For those with existing PMOs, assess roles, responsibilities and proposed outputs from the PMO so it can operate effectively as soon as the program is launched and capture facts on progress.

4. Governance framework assessment

Ensure that the right people are involved and empowered to make decisions about the program and that they fully understand their function and associated powers. Do those so empowered have knowledge of any changes in the accepted standards?

5. Benefit realisation framework

Have all expected benefits been articulated? Are they realistic? Who will be accountable for achieving them? How will they be measured? Who will measure them? When?

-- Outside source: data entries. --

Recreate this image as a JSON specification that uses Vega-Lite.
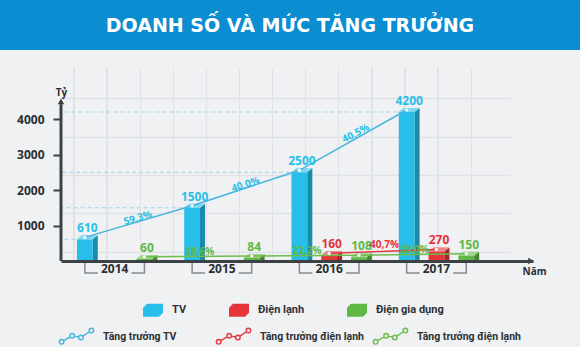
{
  "$schema": "https://vega.github.io/schema/vega-lite/v6.json",
  "background": "#eff1f3",
  "padding": 0,
  "spacing": 18,
  "config": {"font": "Open Sans", "view": {"stroke": null}},
  "resolve": {"legend": {"color": "independent", "stroke": "independent"}},
  "datasets": {
    "banner": [{"title": "DOANH SỐ VÀ MỨC TĂNG TRƯỞNG"}],
    "sales": [
      {"year": "2014", "series": "TV", "value": 610},
      {"year": "2014", "series": "Điện gia dụng", "value": 60},
      {"year": "2015", "series": "TV", "value": 1500, "growth": "59,3%"},
      {"year": "2015", "series": "Điện gia dụng", "value": 84, "growth": "28,6%"},
      {"year": "2016", "series": "TV", "value": 2500, "growth": "40,0%"},
      {"year": "2016", "series": "Điện lạnh", "value": 160},
      {"year": "2016", "series": "Điện gia dụng", "value": 108, "growth": "22,2%"},
      {"year": "2017", "series": "TV", "value": 4200, "growth": "40,5%"},
      {"year": "2017", "series": "Điện lạnh", "value": 270, "growth": "40,7%"},
      {"year": "2017", "series": "Điện gia dụng", "value": 150, "growth": "28,0%"}
    ]
  },
  "vconcat": [
    {
      "width": 580,
      "height": 50,
      "view": {"fill": "#0b8dd1", "stroke": null},
      "data": {"name": "banner"},
      "mark": {"type": "text", "color": "#ffffff", "font": "DejaVu Sans", "fontSize": 19, "fontWeight": "bold", "align": "center", "baseline": "middle", "dy": 1},
      "encoding": {"text": {"field": "title", "type": "nominal"}}
    },
    {
      "width": 533,
      "height": 193,
      "view": {
        "stroke": null,
        "fill": {
          "gradient": "linear", "x1": 0, "y1": 0, "x2": 1, "y2": 0,
          "stops": [
            {"offset": 0, "color": "#eff1f3"},
            {"offset": 0.13762, "color": "#eff1f3"}, {"offset": 0.13762, "color": "#dfe2e6"}, {"offset": 0.14006, "color": "#dfe2e6"}, {"offset": 0.14006, "color": "#eff1f3"},
            {"offset": 0.19972, "color": "#eff1f3"}, {"offset": 0.19972, "color": "#dfe2e6"}, {"offset": 0.20216, "color": "#dfe2e6"}, {"offset": 0.20216, "color": "#eff1f3"},
            {"offset": 0.26182, "color": "#eff1f3"}, {"offset": 0.26182, "color": "#dfe2e6"}, {"offset": 0.26426, "color": "#dfe2e6"}, {"offset": 0.26426, "color": "#eff1f3"},
            {"offset": 0.32392, "color": "#eff1f3"}, {"offset": 0.32392, "color": "#dfe2e6"}, {"offset": 0.32636, "color": "#dfe2e6"}, {"offset": 0.32636, "color": "#eff1f3"},
            {"offset": 0.38602, "color": "#eff1f3"}, {"offset": 0.38602, "color": "#dfe2e6"}, {"offset": 0.38846, "color": "#dfe2e6"}, {"offset": 0.38846, "color": "#eff1f3"},
            {"offset": 0.44812, "color": "#eff1f3"}, {"offset": 0.44812, "color": "#dfe2e6"}, {"offset": 0.45056, "color": "#dfe2e6"}, {"offset": 0.45056, "color": "#eff1f3"},
            {"offset": 0.51022, "color": "#eff1f3"}, {"offset": 0.51022, "color": "#dfe2e6"}, {"offset": 0.51266, "color": "#dfe2e6"}, {"offset": 0.51266, "color": "#eff1f3"},
            {"offset": 0.57233, "color": "#eff1f3"}, {"offset": 0.57233, "color": "#dfe2e6"}, {"offset": 0.57477, "color": "#dfe2e6"}, {"offset": 0.57477, "color": "#eff1f3"},
            {"offset": 0.63443, "color": "#eff1f3"}, {"offset": 0.63443, "color": "#dfe2e6"}, {"offset": 0.63687, "color": "#dfe2e6"}, {"offset": 0.63687, "color": "#eff1f3"},
            {"offset": 0.69653, "color": "#eff1f3"}, {"offset": 0.69653, "color": "#dfe2e6"}, {"offset": 0.69897, "color": "#dfe2e6"}, {"offset": 0.69897, "color": "#eff1f3"},
            {"offset": 0.75863, "color": "#eff1f3"}, {"offset": 0.75863, "color": "#dfe2e6"}, {"offset": 0.76107, "color": "#dfe2e6"}, {"offset": 0.76107, "color": "#eff1f3"},
            {"offset": 0.82073, "color": "#eff1f3"}, {"offset": 0.82073, "color": "#dfe2e6"}, {"offset": 0.82317, "color": "#dfe2e6"}, {"offset": 0.82317, "color": "#eff1f3"},
            {"offset": 0.88283, "color": "#eff1f3"}, {"offset": 0.88283, "color": "#dfe2e6"}, {"offset": 0.88527, "color": "#dfe2e6"}, {"offset": 0.88527, "color": "#eff1f3"},
            {"offset": 1, "color": "#eff1f3"}
          ]
        }
      },
      "data": {"name": "sales"},
      "resolve": {"axis": {"y": "independent"}},
      "encoding": {
        "x": {"field": "year", "type": "ordinal", "scale": {"range": [61, 533], "paddingInner": 0, "paddingOuter": 0.2, "align": 0}},
        "xOffset": {"field": "series", "type": "nominal", "scale": {"domain": ["TV", "Điện lạnh", "Điện gia dụng"], "paddingInner": 0.47, "paddingOuter": 0.535}},
        "y": {"field": "value", "type": "quantitative", "scale": {"domain": [0, 5440], "nice": false}, "axis": null}
      },
      "layer": [
        {
          "mark": {"type": "point", "shape": "M0.5,0L0.817,-0.253L0.817,30L0.5,30Z", "size": 997, "filled": true, "opacity": 1, "strokeWidth": 0, "clip": true},
          "encoding": {
            "y": {"field": "value", "type": "quantitative",
              "axis": {"orient": "left", "offset": -61, "values": [254, 1352, 2423, 3493, 4592], "grid": false, "labels": false, "domain": false, "title": null,
                "ticks": true, "tickSize": -449, "tickColor": "#dfe2e6", "tickWidth": 1.3, "minExtent": 0, "maxExtent": 0}},
            "color": {"field": "series", "type": "nominal", "scale": {"domain": ["TV", "Điện lạnh", "Điện gia dụng"], "range": ["#27bfe9", "#e5343a", "#5fb845"]}}
          }
        },
        {
          "transform": [{"filter": "datum.series == 'TV'"}],
          "mark": {"type": "rule", "color": "#9fd4ea", "strokeWidth": 1, "strokeDash": [4, 3]},
          "encoding": {
            "x": {"field": "year", "type": "ordinal", "bandPosition": 0.2},
            "x2": {"datum": "2014", "bandPosition": 0},
            "xOffset": null
          }
        },
        {
          "mark": {"type": "point", "shape": "M0.5,0L0.817,-0.253L0.817,30L0.5,30Z", "size": 997, "filled": true, "opacity": 0.27, "strokeWidth": 0, "color": "#000000", "clip": true}
        },
        {
          "mark": {"type": "bar"},
          "encoding": {
            "x": {"field": "year", "type": "ordinal",
              "axis": {"title": "Năm", "titleX": 522, "titleY": 13, "titleAlign": "left", "titleBaseline": "alphabetic", "titleFontSize": 10, "titleFontWeight": "bold", "titleColor": "#2b2e31",
                "bandPosition": 0.5, "labelAlign": "center", "labelAngle": 0, "labelFontSize": 12, "labelFontWeight": "bold", "labelColor": "#2b2e31", "labelPadding": 7, "ticks": false, "domainWidth": 3, "domainColor": "#3c4146", "grid": false, "zindex": 1}},
            "y": {"field": "value", "type": "quantitative",
              "axis": {"orient": "left", "offset": -61, "values": [1000, 2000, 3000, 4000], "format": "d", "labelOverlap": false,
                "domain": false, "grid": false, "ticks": true, "tickSize": 8, "tickWidth": 2, "tickColor": "#3c4146",
                "labelFontSize": 12, "labelFontWeight": "bold", "labelColor": "#2b2e31", "labelPadding": 9,
                "title": "Tỷ", "titleAngle": 0, "titleX": 0, "titleY": 27, "titleAlign": "center", "titleBaseline": "alphabetic", "titleFontSize": 10, "titleFontWeight": "bold", "titleColor": "#2b2e31",
                "minExtent": 0, "maxExtent": 0}},
            "color": {"field": "series", "type": "nominal",
              "legend": {"orient": "none", "legendX": 143, "legendY": 232, "direction": "horizontal", "title": null,
                "symbolType": "M-1,-0.25L-0.6,-0.65L1,-0.65L1,0.25L0.6,0.65L-1,0.65Z", "symbolSize": 400, "symbolStrokeWidth": 0, "symbolOpacity": 1,
                "labelFont": "Roboto", "labelFontSize": 11, "labelFontWeight": "bold", "labelColor": "#2e3135", "labelOffset": 9, "columnPadding": 42}}
          }
        },
        {
          "mark": {"type": "point", "shape": "M-0.5,0L0.5,0L0.817,-0.253L-0.183,-0.253Z", "size": 997, "filled": true, "opacity": 1, "strokeWidth": 0},
          "encoding": {"color": {"field": "series", "type": "nominal"}}
        },
        {
          "mark": {"type": "point", "shape": "M-0.5,0L0.5,0L0.817,-0.253L-0.183,-0.253Z", "size": 997, "filled": true, "opacity": 0.4, "strokeWidth": 0, "color": "#ffffff"}
        },
        {
          "transform": [{"filter": "datum.series == 'TV'"}],
          "mark": {"type": "point", "shape": "M0,-0.423L0,0.423L1,0.423", "size": 676, "filled": false, "fill": "transparent", "opacity": 1, "color": "#868a8e", "strokeWidth": 1.5},
          "encoding": {"y": {"datum": -183, "type": "quantitative", "axis": null}}
        },
        {
          "transform": [{"filter": "datum.series == 'Điện gia dụng'"}],
          "mark": {"type": "point", "shape": "M0,-0.423L0,0.423L-1,0.423", "size": 676, "filled": false, "fill": "transparent", "opacity": 1, "color": "#868a8e", "strokeWidth": 1.5},
          "encoding": {"y": {"datum": -183, "type": "quantitative", "axis": null}}
        },
        {
          "transform": [{"filter": "datum.series == 'TV' && datum.year == '2014'"}],
          "mark": {"type": "rule", "color": "#3c4146", "strokeWidth": 3},
          "encoding": {
            "x": {"datum": "2014", "type": "ordinal", "bandPosition": 0},
            "xOffset": null,
            "y": {"datum": 0, "type": "quantitative", "axis": null},
            "y2": {"datum": 4420}
          }
        },
        {
          "transform": [{"filter": "datum.series == 'TV' && datum.year == '2014'"}],
          "mark": {"type": "point", "shape": "triangle-up", "size": 42, "filled": true, "opacity": 1, "color": "#3c4146"},
          "encoding": {
            "x": {"datum": "2014", "type": "ordinal", "bandPosition": 0},
            "xOffset": null,
            "y": {"datum": 4500, "type": "quantitative", "axis": null}
          }
        },
        {
          "transform": [{"filter": "datum.series == 'TV' && datum.year == '2014'"}],
          "mark": {"type": "point", "shape": "triangle-right", "size": 42, "filled": true, "opacity": 1, "color": "#3c4146", "xOffset": -2},
          "encoding": {
            "x": {"value": "width"},
            "xOffset": null,
            "y": {"datum": 0, "type": "quantitative", "axis": null}
          }
        },
        {
          "mark": {"type": "line", "strokeWidth": 1.5, "yOffset": -2},
          "encoding": {
            "stroke": {"field": "series", "type": "nominal", "sort": ["TV", "Điện lạnh", "Điện gia dụng"], "scale": {"range": ["#48b5dc", "#e33b40", "#6dbd4c"]},
              "legend": {"orient": "none", "legendX": 58, "legendY": 250, "direction": "horizontal", "title": null, "columns": 3, "gridAlign": "all",
                "symbolType": "M-0.98,0.3a0.13,0.13 0 1,0 0.26,0a0.13,0.13 0 1,0 -0.26,0M-0.7377,0.2345L-0.3623,0.0155M-0.38,-0.05a0.13,0.13 0 1,0 0.26,0a0.13,0.13 0 1,0 -0.26,0M-0.1225,-0.0245L0.1225,0.0245M0.12,0.05a0.13,0.13 0 1,0 0.26,0a0.13,0.13 0 1,0 -0.26,0M0.3582,-0.0221L0.7418,-0.2779M0.72,-0.35a0.13,0.13 0 1,0 0.26,0a0.13,0.13 0 1,0 -0.26,0",
                "symbolSize": 1225, "symbolStrokeWidth": 1.4, "symbolFillColor": "transparent",
                "labelExpr": "datum.label == 'TV' ? 'Tăng trưởng TV' : 'Tăng trưởng điện lạnh'",
                "labelFont": "Roboto", "labelFontSize": 10.5, "labelFontWeight": "bold", "labelColor": "#2e3135", "labelOffset": 8, "columnPadding": 6}}
          }
        },
        {
          "mark": {"type": "point", "filled": true, "color": "#ffffff", "size": 10, "opacity": 1, "strokeWidth": 0, "yOffset": -2}
        },
        {
          "mark": {"type": "text", "fontSize": 12, "fontWeight": "bold", "dx": 2.5, "dy": -7, "baseline": "alphabetic", "align": "center"},
          "encoding": {
            "text": {"field": "value", "type": "quantitative", "format": "d"},
            "color": {"field": "series", "type": "nominal"}
          }
        },
        {
          "transform": [{"filter": "datum.growth && datum.series == 'TV'"}],
          "mark": {"type": "text", "fontSize": 10, "fontWeight": "bold", "dx": -55, "dy": -5, "baseline": "middle", "align": "center"},
          "encoding": {
            "text": {"field": "growth", "type": "nominal"},
            "angle": {"condition": [{"test": "datum.growth == '40,5%'", "value": -28}, {"test": "datum.growth == '40,0%'", "value": -18}], "value": -16},
            "color": {"field": "series", "type": "nominal"}
          }
        },
        {
          "transform": [{"filter": "datum.growth && datum.series != 'TV'"}],
          "mark": {"type": "text", "fontSize": 10, "fontWeight": "bold", "dx": -52, "dy": -6, "baseline": "middle", "align": "center"},
          "encoding": {
            "text": {"field": "growth", "type": "nominal"},
            "color": {"field": "series", "type": "nominal"}
          }
        }
      ]
    }
  ]
}
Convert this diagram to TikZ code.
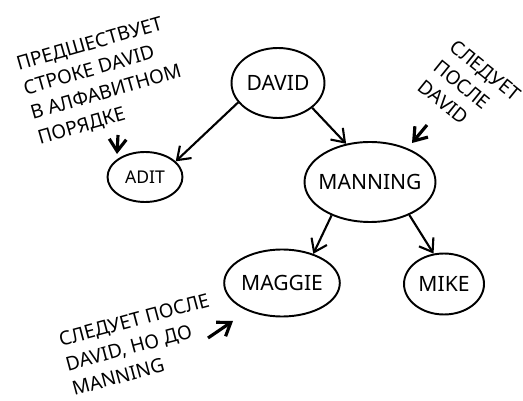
\documentclass[tikz,border=0pt]{standalone}
\usepackage{fontspec}
\setmainfont{Noto Sans}
\usetikzlibrary{arrows.meta,shapes.geometric}

\begin{document}
\begin{tikzpicture}[x=0.02cm,y=-0.02cm,>={Straight Barb[length=2.4mm,width=3.4mm]},
  person/.style={draw,ellipse,line width=1.1pt,inner sep=0pt,font=\fontsize{12}{14}\selectfont},
  note/.style={align=left,font=\fontsize{11}{14.5}\selectfont},
  link/.style={->,line width=1.2pt},
  hint/.style={->,line width=1.8pt}]
\useasboundingbox (0,0) rectangle (523,401);
\node[person,minimum width=1.86cm,minimum height=1.4cm] (david) at (278,83) {DAVID};
\node[person,minimum width=1.5cm,minimum height=1.0cm,font=\fontsize{10}{12}\selectfont] (adit) at (145,177) {ADIT};
\node[person,minimum width=2.6cm,minimum height=1.6cm,inner xsep=-3pt] (manning) at (370,182) {MANNING};
\node[person,minimum width=2.26cm,minimum height=1.34cm] (maggie) at (282,283) {MAGGIE};
\node[person,minimum width=1.6cm,minimum height=1.22cm] (mike) at (444,284) {MIKE};
\draw[link] (david.206) -- (adit.27);
\draw[link] (david.324) -- (manning.122);
\draw[link] (manning.221) -- (maggie.43);
\draw[link] (manning.320) -- (mike.109);
% notes
\node[note,rotate=16,anchor=west] (before) at (22,104) {ПРЕДШЕСТВУЕТ\\СТРОКЕ DAVID\\В АЛФАВИТНОМ\\ПОРЯДКЕ};
\node[note,rotate=-39,anchor=west] (after) at (432,60) {СЛЕДУЕТ\\ПОСЛЕ\\DAVID};
\node[note,rotate=15,anchor=west] (between) at (60,366) {СЛЕДУЕТ ПОСЛЕ\\DAVID, НО ДО\\MANNING};
\coordinate (h1) at (118,135);
\coordinate (t1) at (117,154);
\coordinate (h2) at (427,125);
\coordinate (t2) at (412,143);
\coordinate (h3) at (208,338);
\coordinate (t3) at (233,321);
\draw[hint] (h1) -- (t1);
\draw[hint] (h2) -- (t2);
\draw[hint] (h3) -- (t3);
\end{tikzpicture}
\end{document}
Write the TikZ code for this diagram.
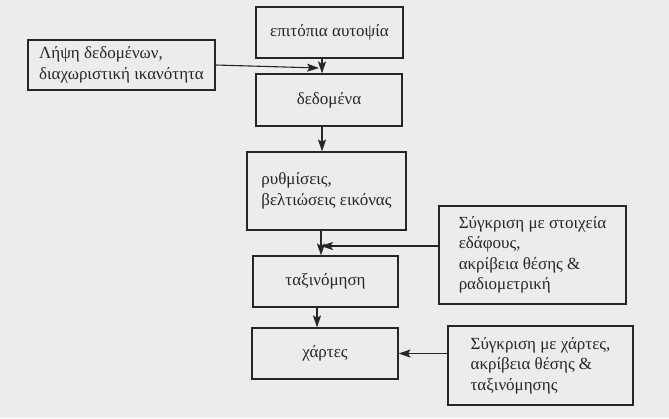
\documentclass[tikz,border=0pt]{standalone}
\usepackage{fontspec}
\setmainfont{Liberation Serif}
\usetikzlibrary{arrows.meta, positioning, calc}
\definecolor{paper}{HTML}{ECECEA}
\definecolor{ink}{HTML}{262626}

\tikzset{
  stage/.style={draw=ink, line width=1.1pt, inner sep=4pt, align=left,
    font=\fontsize{17}{20.5}\selectfont, text=ink},
  flow/.style={->, draw=ink, line width=1.1pt}
}

\begin{document}
\begin{tikzpicture}[x=1pt, y=-1pt, >={Stealth[length=12pt, width=8pt, inset=2.5pt]}]

% Background (scanned page)
\fill[paper] (0,0) rectangle (669,418);
\useasboundingbox (0,0) rectangle (669,418);

% --- main column ---
\node[stage, minimum width=147, minimum height=51] (site) at (329.5,32.5) {επιτόπια αυτοψία};
\node[stage, minimum width=146, minimum height=52] (data) at (329,100) {δεδομένα};
\node[stage, minimum width=159, minimum height=78] (enh) at (326.5,191) {ρυθμίσεις,\\βελτιώσεις εικόνας};
\node[stage, minimum width=145, minimum height=51] (cls) at (325.5,281.5) {ταξινόμηση};
\node[stage, minimum width=146, minimum height=51] (maps) at (325,353.5) {χάρτες};

% --- side inputs ---
\node[stage, minimum width=187, minimum height=50] (acq) at (121.5,65) {Λήψη δεδομένων,\\διαχωριστική ικανότητα};
\node[stage, minimum width=187, minimum height=98] (grd) at (532.5,255) {Σύγκριση με στοιχεία\\εδάφους,\\ακρίβεια θέσης \&\\ραδιομετρική};
\node[stage, minimum width=185, minimum height=79] (cmp) at (540.5,365.5) {Σύγκριση με χάρτες,\\ακρίβεια θέσης \&\\ταξινόμησης};

% Junctions on the vertical flow
\coordinate (j1) at (322,68);
\coordinate (j2) at (321,246);
\coordinate (j3) at (317,317);

% Arrows
\draw[flow] (site.south -| j1) -- (data.north -| j1);
\draw[flow] (acq.east) -- ([xshift=-3pt]j1);
\draw[flow] (data.south -| j1) -- (enh.north -| j1);
\draw[flow] (enh.south -| j2) -- (cls.north -| j2);
\draw[flow] (grd.west |- j2) -- (j2);
\draw[flow] (cls.south -| j3) -- (maps.north -| j3);
\draw[flow] (cmp.west |- maps.east) -- (maps.east);

\end{tikzpicture}
\end{document}
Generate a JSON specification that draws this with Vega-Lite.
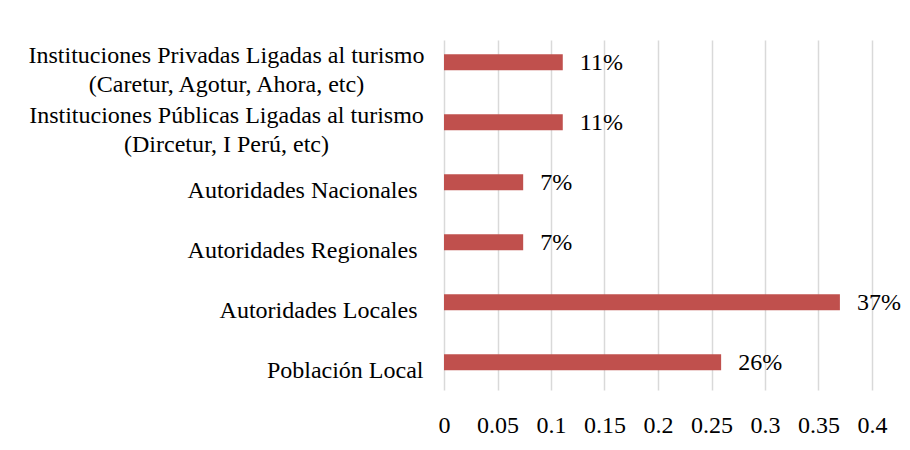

6. Three-pass risk analysis

Some organisations now choose to do a three-pass analysis of risks before embarking on a new program. First, using industry conventions of risk and probability, inherent risks to the program are rated (for example low, acceptable, high, very high and critical). Then, mitigation strategies are defined and costed. Having selected one or more of these strategies, the residual risk (the risk as assessed after relevant mitigation strategies have been factored in) is documented and enacted upon as required throughout the program.

Summary

When it comes to remediation, the earlier that interventionary steps are taken, the better. Though the focus of this article has been on pre-launch assurance activities, the value of periodic stage gate reviews throughout the entire cycle of program delivery cannot be emphasised too much to assist in ensuring program outcomes are achieved. To remove the risk of bias, these should be carried out by people not involved in the program.